> SHORT TASK:
Wherever the string "this" appears, copy the whole line.
____________
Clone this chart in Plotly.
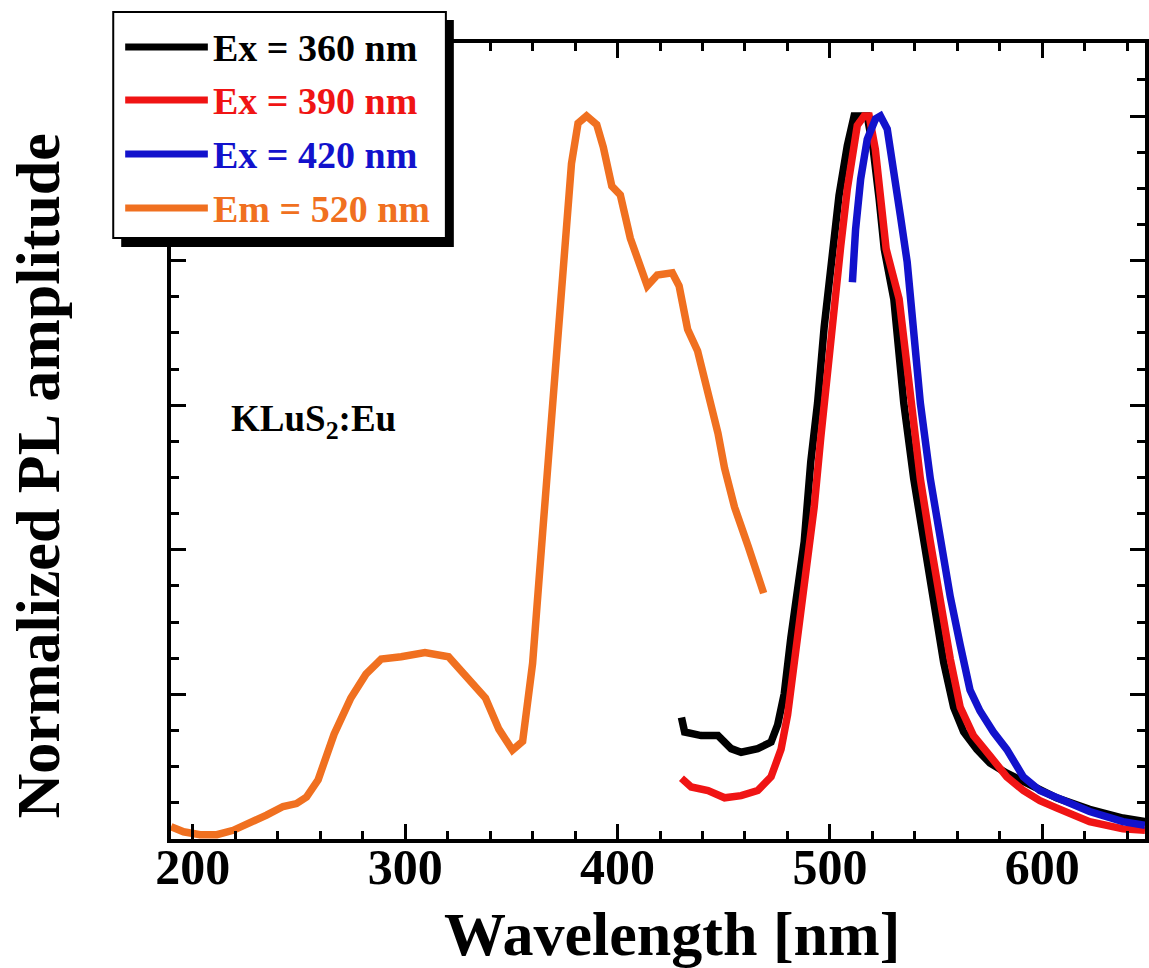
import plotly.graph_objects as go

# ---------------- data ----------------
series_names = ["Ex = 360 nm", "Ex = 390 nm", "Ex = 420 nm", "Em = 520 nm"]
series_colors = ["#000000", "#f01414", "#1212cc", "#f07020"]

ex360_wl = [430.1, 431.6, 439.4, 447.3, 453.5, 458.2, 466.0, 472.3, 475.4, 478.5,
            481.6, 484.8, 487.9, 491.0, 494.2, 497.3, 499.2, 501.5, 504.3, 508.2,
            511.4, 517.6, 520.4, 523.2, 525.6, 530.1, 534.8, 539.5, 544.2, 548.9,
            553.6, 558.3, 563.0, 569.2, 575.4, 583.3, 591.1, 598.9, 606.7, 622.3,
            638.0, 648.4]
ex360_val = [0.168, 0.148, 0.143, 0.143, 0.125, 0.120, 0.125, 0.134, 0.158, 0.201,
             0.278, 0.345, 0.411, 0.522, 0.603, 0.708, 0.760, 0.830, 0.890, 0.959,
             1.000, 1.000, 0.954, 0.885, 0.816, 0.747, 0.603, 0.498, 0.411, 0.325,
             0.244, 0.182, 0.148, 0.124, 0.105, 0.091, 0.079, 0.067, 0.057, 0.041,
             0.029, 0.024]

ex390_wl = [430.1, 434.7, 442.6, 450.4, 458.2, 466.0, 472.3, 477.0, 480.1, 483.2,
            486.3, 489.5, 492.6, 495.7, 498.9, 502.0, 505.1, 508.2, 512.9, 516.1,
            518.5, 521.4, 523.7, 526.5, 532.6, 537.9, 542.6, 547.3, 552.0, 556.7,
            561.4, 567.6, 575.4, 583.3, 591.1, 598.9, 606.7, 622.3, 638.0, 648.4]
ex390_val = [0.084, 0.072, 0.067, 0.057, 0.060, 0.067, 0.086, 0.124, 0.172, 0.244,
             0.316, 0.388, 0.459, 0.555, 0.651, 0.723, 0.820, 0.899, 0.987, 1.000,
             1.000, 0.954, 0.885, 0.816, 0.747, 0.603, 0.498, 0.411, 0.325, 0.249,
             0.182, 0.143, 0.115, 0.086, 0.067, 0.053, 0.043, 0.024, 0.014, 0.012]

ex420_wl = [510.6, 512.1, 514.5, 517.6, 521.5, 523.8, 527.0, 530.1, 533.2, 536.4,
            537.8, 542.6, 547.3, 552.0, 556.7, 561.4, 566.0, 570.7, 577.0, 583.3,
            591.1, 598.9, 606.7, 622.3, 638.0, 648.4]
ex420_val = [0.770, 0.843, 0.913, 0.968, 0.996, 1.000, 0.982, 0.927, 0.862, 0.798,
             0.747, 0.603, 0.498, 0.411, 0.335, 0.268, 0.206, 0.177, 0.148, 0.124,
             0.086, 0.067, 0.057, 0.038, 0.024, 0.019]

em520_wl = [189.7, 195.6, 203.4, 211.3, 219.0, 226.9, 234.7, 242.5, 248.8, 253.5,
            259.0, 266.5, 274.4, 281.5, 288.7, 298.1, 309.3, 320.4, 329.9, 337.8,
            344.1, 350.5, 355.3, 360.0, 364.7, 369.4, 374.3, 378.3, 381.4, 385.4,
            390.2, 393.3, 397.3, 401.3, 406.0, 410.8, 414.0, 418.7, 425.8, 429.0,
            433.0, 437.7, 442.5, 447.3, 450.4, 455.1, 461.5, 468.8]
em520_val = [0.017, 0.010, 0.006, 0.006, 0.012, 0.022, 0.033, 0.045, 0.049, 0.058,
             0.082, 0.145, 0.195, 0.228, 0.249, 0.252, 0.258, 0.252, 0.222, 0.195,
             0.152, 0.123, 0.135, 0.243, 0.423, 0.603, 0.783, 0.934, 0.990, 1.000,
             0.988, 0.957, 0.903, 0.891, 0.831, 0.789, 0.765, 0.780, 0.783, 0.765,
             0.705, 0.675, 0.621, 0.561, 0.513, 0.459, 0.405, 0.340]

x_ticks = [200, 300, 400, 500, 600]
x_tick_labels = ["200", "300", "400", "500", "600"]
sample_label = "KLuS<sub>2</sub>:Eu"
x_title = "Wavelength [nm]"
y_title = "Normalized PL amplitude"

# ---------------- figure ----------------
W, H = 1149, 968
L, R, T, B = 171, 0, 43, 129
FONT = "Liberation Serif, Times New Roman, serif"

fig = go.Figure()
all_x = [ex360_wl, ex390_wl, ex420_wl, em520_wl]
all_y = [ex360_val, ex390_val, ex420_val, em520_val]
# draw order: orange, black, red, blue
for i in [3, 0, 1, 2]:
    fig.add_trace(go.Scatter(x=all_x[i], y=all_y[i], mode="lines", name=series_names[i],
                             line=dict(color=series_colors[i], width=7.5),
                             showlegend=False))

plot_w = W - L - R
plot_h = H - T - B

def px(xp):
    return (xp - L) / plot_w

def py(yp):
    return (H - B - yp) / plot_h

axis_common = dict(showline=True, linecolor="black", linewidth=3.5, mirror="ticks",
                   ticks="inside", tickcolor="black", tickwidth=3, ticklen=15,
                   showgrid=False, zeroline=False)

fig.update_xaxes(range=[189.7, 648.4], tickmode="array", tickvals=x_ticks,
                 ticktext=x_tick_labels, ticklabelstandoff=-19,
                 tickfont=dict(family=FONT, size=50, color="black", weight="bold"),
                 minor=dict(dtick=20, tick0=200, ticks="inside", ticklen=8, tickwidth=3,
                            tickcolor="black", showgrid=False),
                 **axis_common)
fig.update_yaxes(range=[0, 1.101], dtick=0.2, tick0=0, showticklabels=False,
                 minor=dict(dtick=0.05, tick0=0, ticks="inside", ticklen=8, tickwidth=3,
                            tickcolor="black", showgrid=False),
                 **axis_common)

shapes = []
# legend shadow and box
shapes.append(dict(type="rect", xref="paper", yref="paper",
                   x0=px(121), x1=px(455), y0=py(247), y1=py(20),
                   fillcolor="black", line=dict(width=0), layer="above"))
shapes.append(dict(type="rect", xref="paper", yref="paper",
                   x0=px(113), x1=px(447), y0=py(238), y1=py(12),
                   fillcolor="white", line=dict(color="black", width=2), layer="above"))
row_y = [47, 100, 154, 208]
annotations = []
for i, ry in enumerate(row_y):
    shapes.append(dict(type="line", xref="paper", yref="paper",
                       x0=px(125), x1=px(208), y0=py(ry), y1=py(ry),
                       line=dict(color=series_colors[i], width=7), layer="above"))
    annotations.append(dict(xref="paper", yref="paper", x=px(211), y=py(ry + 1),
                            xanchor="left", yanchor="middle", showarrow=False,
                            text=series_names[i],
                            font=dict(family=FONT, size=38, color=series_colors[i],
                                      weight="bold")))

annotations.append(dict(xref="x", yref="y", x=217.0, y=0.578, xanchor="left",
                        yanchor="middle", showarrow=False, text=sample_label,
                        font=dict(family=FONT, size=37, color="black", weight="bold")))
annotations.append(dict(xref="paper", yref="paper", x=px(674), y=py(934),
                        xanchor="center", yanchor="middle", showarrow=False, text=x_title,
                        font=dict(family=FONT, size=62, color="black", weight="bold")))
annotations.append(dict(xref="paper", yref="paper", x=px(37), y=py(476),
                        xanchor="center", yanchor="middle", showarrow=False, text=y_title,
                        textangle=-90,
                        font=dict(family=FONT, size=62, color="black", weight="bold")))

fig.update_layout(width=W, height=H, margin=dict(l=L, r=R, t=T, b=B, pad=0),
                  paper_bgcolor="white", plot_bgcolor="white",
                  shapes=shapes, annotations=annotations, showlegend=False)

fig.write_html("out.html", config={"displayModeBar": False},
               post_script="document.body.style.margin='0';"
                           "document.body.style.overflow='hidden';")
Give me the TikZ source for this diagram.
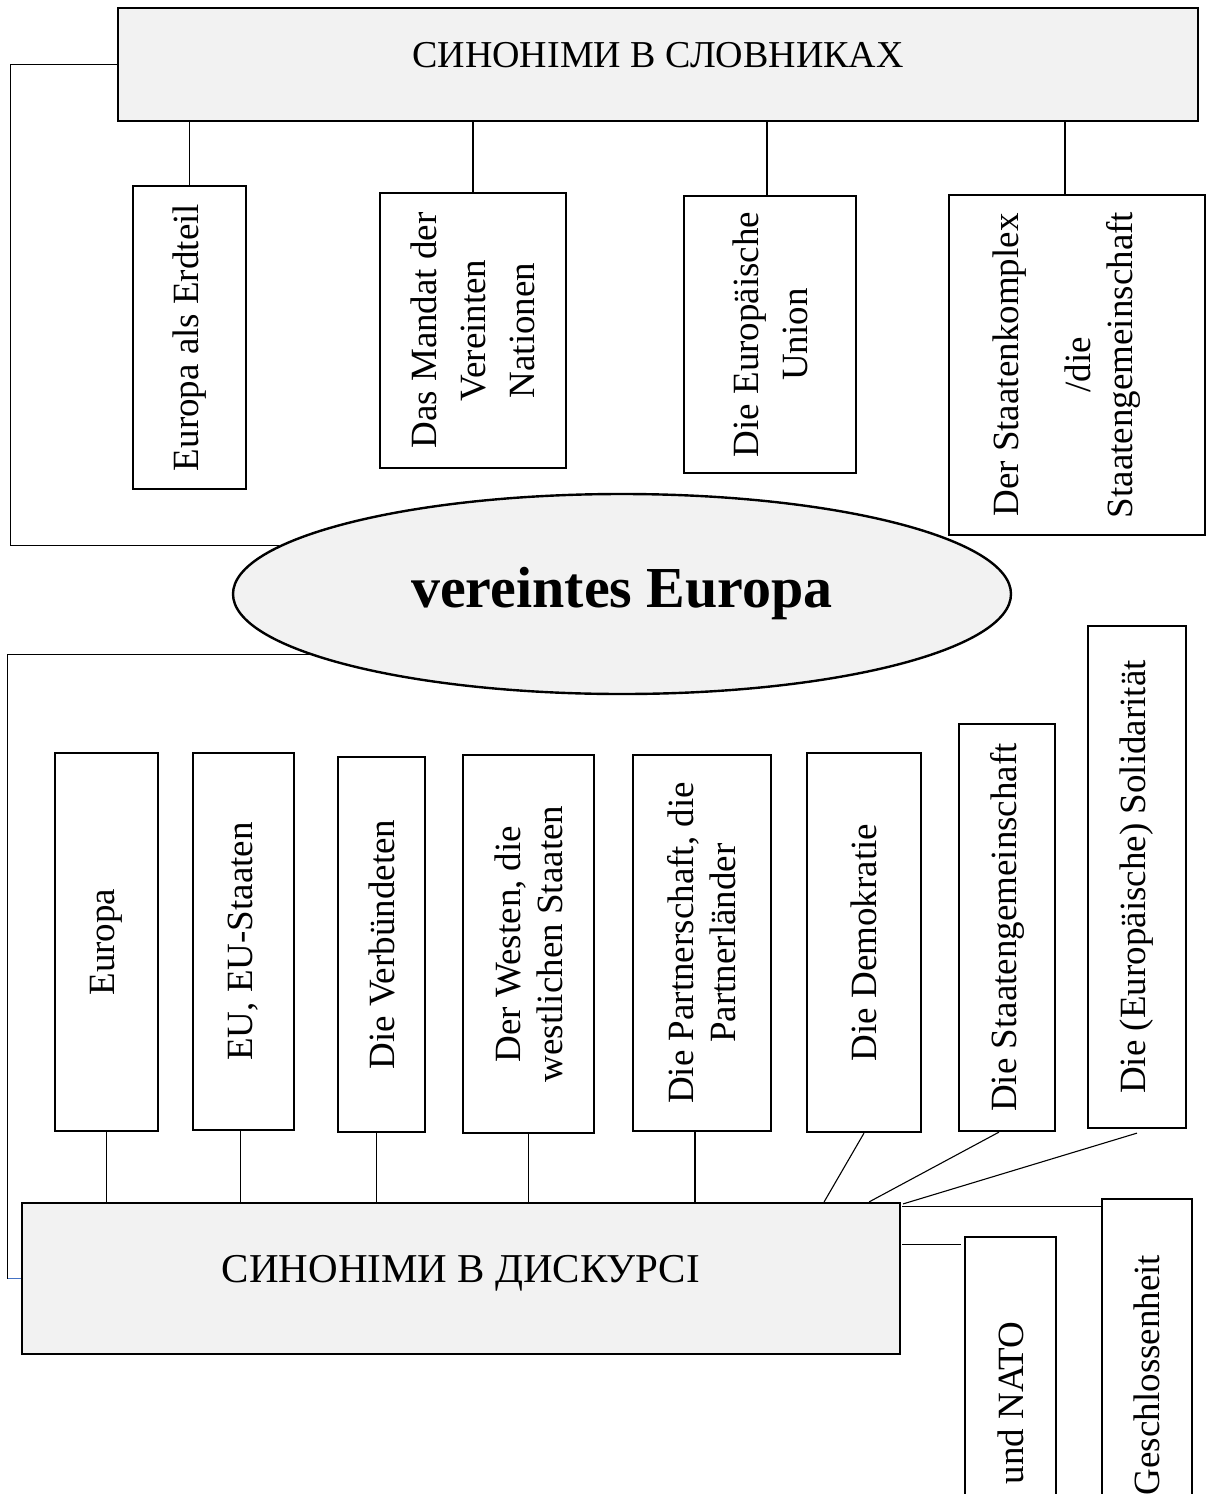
____________
> OUTPUT:
Clone this chart in Plotly.
Give me the TikZ source for this diagram.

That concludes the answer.